Work to complete
Go through the material and write it all out exactly, minus the pictures.

.....

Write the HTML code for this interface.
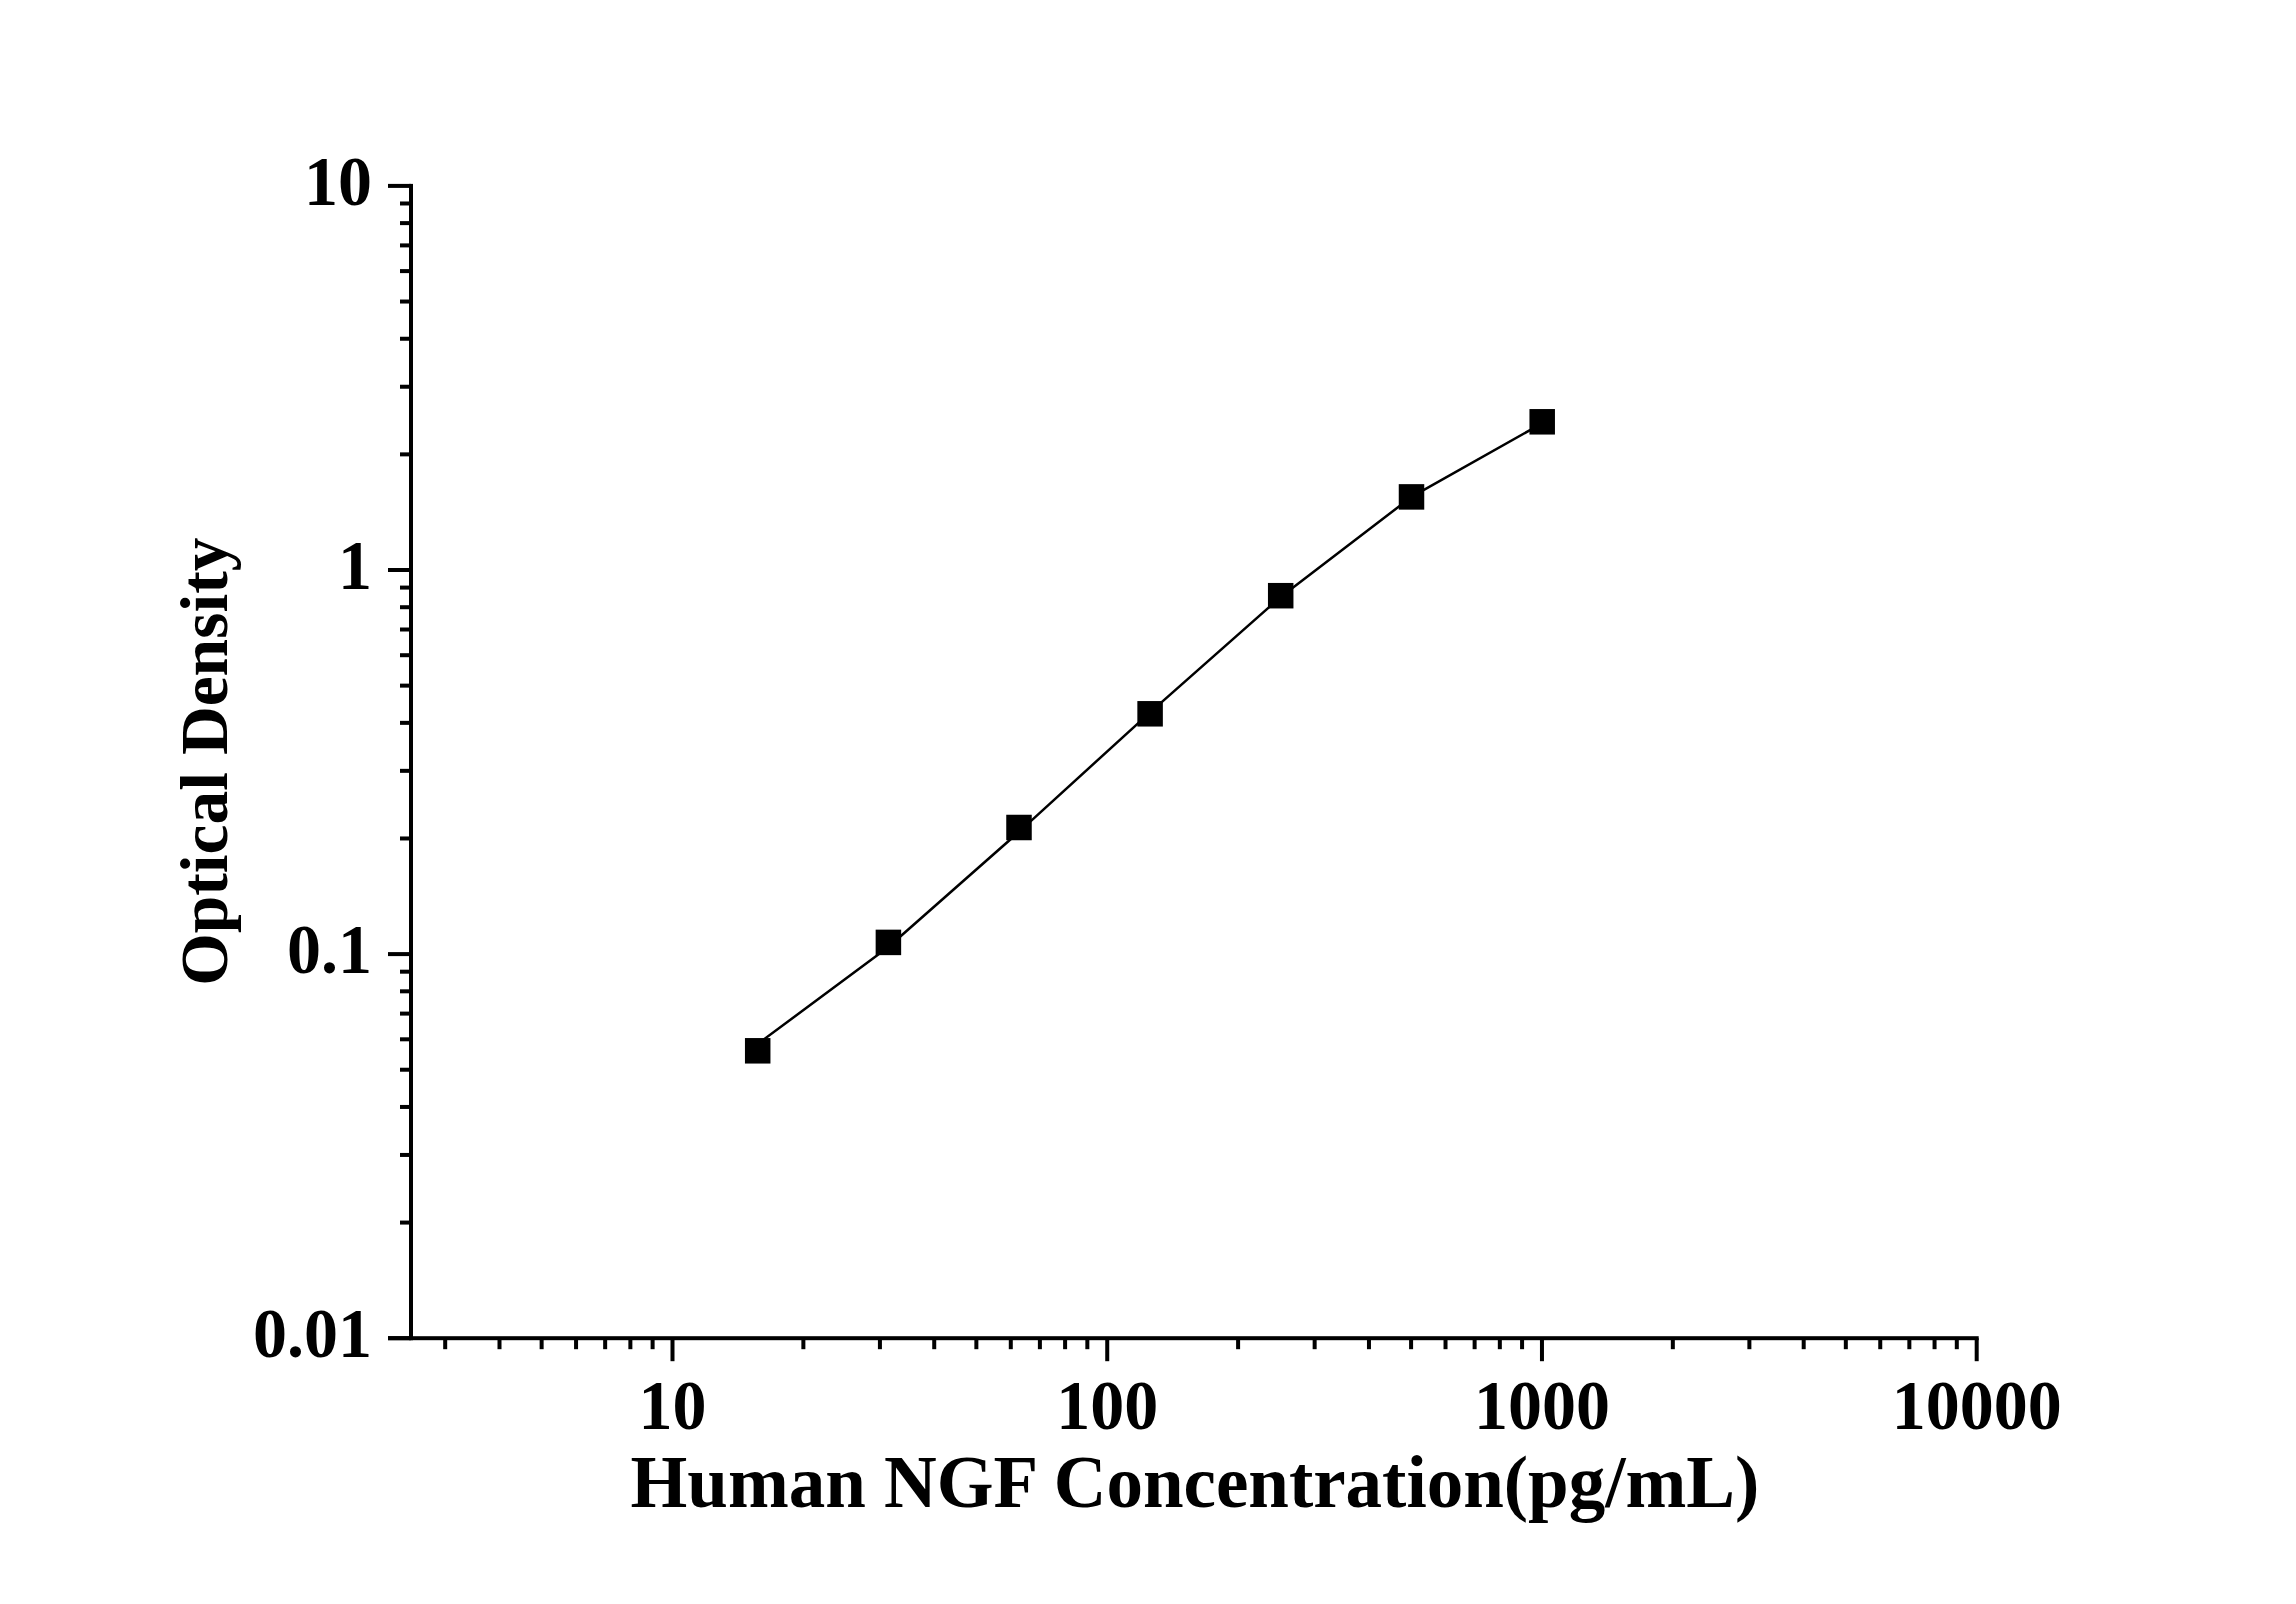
<!DOCTYPE html>
<html><head><meta charset="utf-8"><style>
html,body{margin:0;padding:0;background:#fff;overflow:hidden}
svg{display:block}
text{font-family:"Liberation Serif",serif;font-weight:bold}
</style></head><body>
<svg width="2296" height="1604" viewBox="0 0 2296 1604">
<rect width="2296" height="1604" fill="#fff"/>
<g fill="#000">
<rect x="409.00" y="183.90" width="4" height="1156.30"/>
<rect x="388.00" y="1336.20" width="1590.69" height="4"/>
<rect x="388.00" y="1336.20" width="23" height="4"/>
<rect x="400.00" y="1220.57" width="11" height="4"/>
<rect x="400.00" y="1152.94" width="11" height="4"/>
<rect x="400.00" y="1104.95" width="11" height="4"/>
<rect x="400.00" y="1067.73" width="11" height="4"/>
<rect x="400.00" y="1037.31" width="11" height="4"/>
<rect x="400.00" y="1011.60" width="11" height="4"/>
<rect x="400.00" y="989.32" width="11" height="4"/>
<rect x="400.00" y="969.68" width="11" height="4"/>
<rect x="388.00" y="952.10" width="23" height="4"/>
<rect x="400.00" y="836.47" width="11" height="4"/>
<rect x="400.00" y="768.84" width="11" height="4"/>
<rect x="400.00" y="720.85" width="11" height="4"/>
<rect x="400.00" y="683.63" width="11" height="4"/>
<rect x="400.00" y="653.21" width="11" height="4"/>
<rect x="400.00" y="627.50" width="11" height="4"/>
<rect x="400.00" y="605.22" width="11" height="4"/>
<rect x="400.00" y="585.58" width="11" height="4"/>
<rect x="388.00" y="568.00" width="23" height="4"/>
<rect x="400.00" y="452.37" width="11" height="4"/>
<rect x="400.00" y="384.74" width="11" height="4"/>
<rect x="400.00" y="336.75" width="11" height="4"/>
<rect x="400.00" y="299.53" width="11" height="4"/>
<rect x="400.00" y="269.11" width="11" height="4"/>
<rect x="400.00" y="243.40" width="11" height="4"/>
<rect x="400.00" y="221.12" width="11" height="4"/>
<rect x="400.00" y="201.48" width="11" height="4"/>
<rect x="388.00" y="183.90" width="23" height="4"/>
<rect x="443.19" y="1338.20" width="4" height="11"/>
<rect x="497.50" y="1338.20" width="4" height="11"/>
<rect x="539.63" y="1338.20" width="4" height="11"/>
<rect x="574.06" y="1338.20" width="4" height="11"/>
<rect x="603.16" y="1338.20" width="4" height="11"/>
<rect x="628.37" y="1338.20" width="4" height="11"/>
<rect x="650.61" y="1338.20" width="4" height="11"/>
<rect x="670.50" y="1338.20" width="4" height="23"/>
<rect x="801.37" y="1338.20" width="4" height="11"/>
<rect x="877.92" y="1338.20" width="4" height="11"/>
<rect x="932.23" y="1338.20" width="4" height="11"/>
<rect x="974.36" y="1338.20" width="4" height="11"/>
<rect x="1008.79" y="1338.20" width="4" height="11"/>
<rect x="1037.89" y="1338.20" width="4" height="11"/>
<rect x="1063.10" y="1338.20" width="4" height="11"/>
<rect x="1085.34" y="1338.20" width="4" height="11"/>
<rect x="1105.23" y="1338.20" width="4" height="23"/>
<rect x="1236.10" y="1338.20" width="4" height="11"/>
<rect x="1312.65" y="1338.20" width="4" height="11"/>
<rect x="1366.96" y="1338.20" width="4" height="11"/>
<rect x="1409.09" y="1338.20" width="4" height="11"/>
<rect x="1443.52" y="1338.20" width="4" height="11"/>
<rect x="1472.62" y="1338.20" width="4" height="11"/>
<rect x="1497.83" y="1338.20" width="4" height="11"/>
<rect x="1520.07" y="1338.20" width="4" height="11"/>
<rect x="1539.96" y="1338.20" width="4" height="23"/>
<rect x="1670.83" y="1338.20" width="4" height="11"/>
<rect x="1747.38" y="1338.20" width="4" height="11"/>
<rect x="1801.69" y="1338.20" width="4" height="11"/>
<rect x="1843.82" y="1338.20" width="4" height="11"/>
<rect x="1878.25" y="1338.20" width="4" height="11"/>
<rect x="1907.35" y="1338.20" width="4" height="11"/>
<rect x="1932.56" y="1338.20" width="4" height="11"/>
<rect x="1954.80" y="1338.20" width="4" height="11"/>
<rect x="1974.69" y="1338.20" width="4" height="23"/>
<polyline fill="none" stroke="#000" stroke-width="2.5" stroke-linejoin="round" points="757.7,1044.0 888.4,947.0 1019.0,831.9 1150.1,712.3 1280.7,597.0 1411.5,496.9 1542.2,423.3"/>
<rect x="744.95" y="1038.05" width="25.5" height="25.5"/>
<rect x="875.65" y="929.65" width="25.5" height="25.5"/>
<rect x="1006.25" y="814.75" width="25.5" height="25.5"/>
<rect x="1137.35" y="701.05" width="25.5" height="25.5"/>
<rect x="1267.95" y="582.95" width="25.5" height="25.5"/>
<rect x="1398.75" y="484.15" width="25.5" height="25.5"/>
<rect x="1529.45" y="409.05" width="25.5" height="25.5"/>
<text transform="translate(372.0,205.10) scale(1,1.02)" text-anchor="end" font-size="68" font-family="Liberation Serif" font-weight="bold">10</text>
<text transform="translate(372.0,589.20) scale(1,1.02)" text-anchor="end" font-size="68" font-family="Liberation Serif" font-weight="bold">1</text>
<text transform="translate(372.0,973.30) scale(1,1.02)" text-anchor="end" font-size="68" font-family="Liberation Serif" font-weight="bold">0.1</text>
<text transform="translate(372.0,1357.40) scale(1,1.02)" text-anchor="end" font-size="68" font-family="Liberation Serif" font-weight="bold">0.01</text>
<text transform="translate(672.50,1429.4) scale(1,1.02)" text-anchor="middle" font-size="68" font-family="Liberation Serif" font-weight="bold">10</text>
<text transform="translate(1107.23,1429.4) scale(1,1.02)" text-anchor="middle" font-size="68" font-family="Liberation Serif" font-weight="bold">100</text>
<text transform="translate(1541.96,1429.4) scale(1,1.02)" text-anchor="middle" font-size="68" font-family="Liberation Serif" font-weight="bold">1000</text>
<text transform="translate(1976.69,1429.4) scale(1,1.02)" text-anchor="middle" font-size="68" font-family="Liberation Serif" font-weight="bold">10000</text>
<text x="630.5" y="1507.3" font-size="73" font-family="Liberation Serif" font-weight="bold">Human NGF Concentration(pg/mL)</text>
<text transform="translate(227,985.7) rotate(-90)" x="0" y="0" font-size="67.5" font-family="Liberation Serif" font-weight="bold">Optical Density</text>
</g>
</svg>
</body></html>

.....

Response to the task
Write the HTML code for this interface.
<!DOCTYPE html>
<html><head><meta charset="utf-8"><style>
html,body{margin:0;padding:0;background:#fff;overflow:hidden}
svg{display:block}
text{font-family:"Liberation Serif",serif;font-weight:bold}
</style></head><body>
<svg width="2296" height="1604" viewBox="0 0 2296 1604">
<rect width="2296" height="1604" fill="#fff"/>
<g fill="#000">
<rect x="409.00" y="183.90" width="4" height="1156.30"/>
<rect x="388.00" y="1336.20" width="1590.69" height="4"/>
<rect x="388.00" y="1336.20" width="23" height="4"/>
<rect x="400.00" y="1220.57" width="11" height="4"/>
<rect x="400.00" y="1152.94" width="11" height="4"/>
<rect x="400.00" y="1104.95" width="11" height="4"/>
<rect x="400.00" y="1067.73" width="11" height="4"/>
<rect x="400.00" y="1037.31" width="11" height="4"/>
<rect x="400.00" y="1011.60" width="11" height="4"/>
<rect x="400.00" y="989.32" width="11" height="4"/>
<rect x="400.00" y="969.68" width="11" height="4"/>
<rect x="388.00" y="952.10" width="23" height="4"/>
<rect x="400.00" y="836.47" width="11" height="4"/>
<rect x="400.00" y="768.84" width="11" height="4"/>
<rect x="400.00" y="720.85" width="11" height="4"/>
<rect x="400.00" y="683.63" width="11" height="4"/>
<rect x="400.00" y="653.21" width="11" height="4"/>
<rect x="400.00" y="627.50" width="11" height="4"/>
<rect x="400.00" y="605.22" width="11" height="4"/>
<rect x="400.00" y="585.58" width="11" height="4"/>
<rect x="388.00" y="568.00" width="23" height="4"/>
<rect x="400.00" y="452.37" width="11" height="4"/>
<rect x="400.00" y="384.74" width="11" height="4"/>
<rect x="400.00" y="336.75" width="11" height="4"/>
<rect x="400.00" y="299.53" width="11" height="4"/>
<rect x="400.00" y="269.11" width="11" height="4"/>
<rect x="400.00" y="243.40" width="11" height="4"/>
<rect x="400.00" y="221.12" width="11" height="4"/>
<rect x="400.00" y="201.48" width="11" height="4"/>
<rect x="388.00" y="183.90" width="23" height="4"/>
<rect x="443.19" y="1338.20" width="4" height="11"/>
<rect x="497.50" y="1338.20" width="4" height="11"/>
<rect x="539.63" y="1338.20" width="4" height="11"/>
<rect x="574.06" y="1338.20" width="4" height="11"/>
<rect x="603.16" y="1338.20" width="4" height="11"/>
<rect x="628.37" y="1338.20" width="4" height="11"/>
<rect x="650.61" y="1338.20" width="4" height="11"/>
<rect x="670.50" y="1338.20" width="4" height="23"/>
<rect x="801.37" y="1338.20" width="4" height="11"/>
<rect x="877.92" y="1338.20" width="4" height="11"/>
<rect x="932.23" y="1338.20" width="4" height="11"/>
<rect x="974.36" y="1338.20" width="4" height="11"/>
<rect x="1008.79" y="1338.20" width="4" height="11"/>
<rect x="1037.89" y="1338.20" width="4" height="11"/>
<rect x="1063.10" y="1338.20" width="4" height="11"/>
<rect x="1085.34" y="1338.20" width="4" height="11"/>
<rect x="1105.23" y="1338.20" width="4" height="23"/>
<rect x="1236.10" y="1338.20" width="4" height="11"/>
<rect x="1312.65" y="1338.20" width="4" height="11"/>
<rect x="1366.96" y="1338.20" width="4" height="11"/>
<rect x="1409.09" y="1338.20" width="4" height="11"/>
<rect x="1443.52" y="1338.20" width="4" height="11"/>
<rect x="1472.62" y="1338.20" width="4" height="11"/>
<rect x="1497.83" y="1338.20" width="4" height="11"/>
<rect x="1520.07" y="1338.20" width="4" height="11"/>
<rect x="1539.96" y="1338.20" width="4" height="23"/>
<rect x="1670.83" y="1338.20" width="4" height="11"/>
<rect x="1747.38" y="1338.20" width="4" height="11"/>
<rect x="1801.69" y="1338.20" width="4" height="11"/>
<rect x="1843.82" y="1338.20" width="4" height="11"/>
<rect x="1878.25" y="1338.20" width="4" height="11"/>
<rect x="1907.35" y="1338.20" width="4" height="11"/>
<rect x="1932.56" y="1338.20" width="4" height="11"/>
<rect x="1954.80" y="1338.20" width="4" height="11"/>
<rect x="1974.69" y="1338.20" width="4" height="23"/>
<polyline fill="none" stroke="#000" stroke-width="2.5" stroke-linejoin="round" points="757.7,1044.0 888.4,947.0 1019.0,831.9 1150.1,712.3 1280.7,597.0 1411.5,496.9 1542.2,423.3"/>
<rect x="744.95" y="1038.05" width="25.5" height="25.5"/>
<rect x="875.65" y="929.65" width="25.5" height="25.5"/>
<rect x="1006.25" y="814.75" width="25.5" height="25.5"/>
<rect x="1137.35" y="701.05" width="25.5" height="25.5"/>
<rect x="1267.95" y="582.95" width="25.5" height="25.5"/>
<rect x="1398.75" y="484.15" width="25.5" height="25.5"/>
<rect x="1529.45" y="409.05" width="25.5" height="25.5"/>
<text transform="translate(372.0,205.10) scale(1,1.02)" text-anchor="end" font-size="68" font-family="Liberation Serif" font-weight="bold">10</text>
<text transform="translate(372.0,589.20) scale(1,1.02)" text-anchor="end" font-size="68" font-family="Liberation Serif" font-weight="bold">1</text>
<text transform="translate(372.0,973.30) scale(1,1.02)" text-anchor="end" font-size="68" font-family="Liberation Serif" font-weight="bold">0.1</text>
<text transform="translate(372.0,1357.40) scale(1,1.02)" text-anchor="end" font-size="68" font-family="Liberation Serif" font-weight="bold">0.01</text>
<text transform="translate(672.50,1429.4) scale(1,1.02)" text-anchor="middle" font-size="68" font-family="Liberation Serif" font-weight="bold">10</text>
<text transform="translate(1107.23,1429.4) scale(1,1.02)" text-anchor="middle" font-size="68" font-family="Liberation Serif" font-weight="bold">100</text>
<text transform="translate(1541.96,1429.4) scale(1,1.02)" text-anchor="middle" font-size="68" font-family="Liberation Serif" font-weight="bold">1000</text>
<text transform="translate(1976.69,1429.4) scale(1,1.02)" text-anchor="middle" font-size="68" font-family="Liberation Serif" font-weight="bold">10000</text>
<text x="630.5" y="1507.3" font-size="73" font-family="Liberation Serif" font-weight="bold">Human NGF Concentration(pg/mL)</text>
<text transform="translate(227,985.7) rotate(-90)" x="0" y="0" font-size="67.5" font-family="Liberation Serif" font-weight="bold">Optical Density</text>
</g>
</svg>
</body></html>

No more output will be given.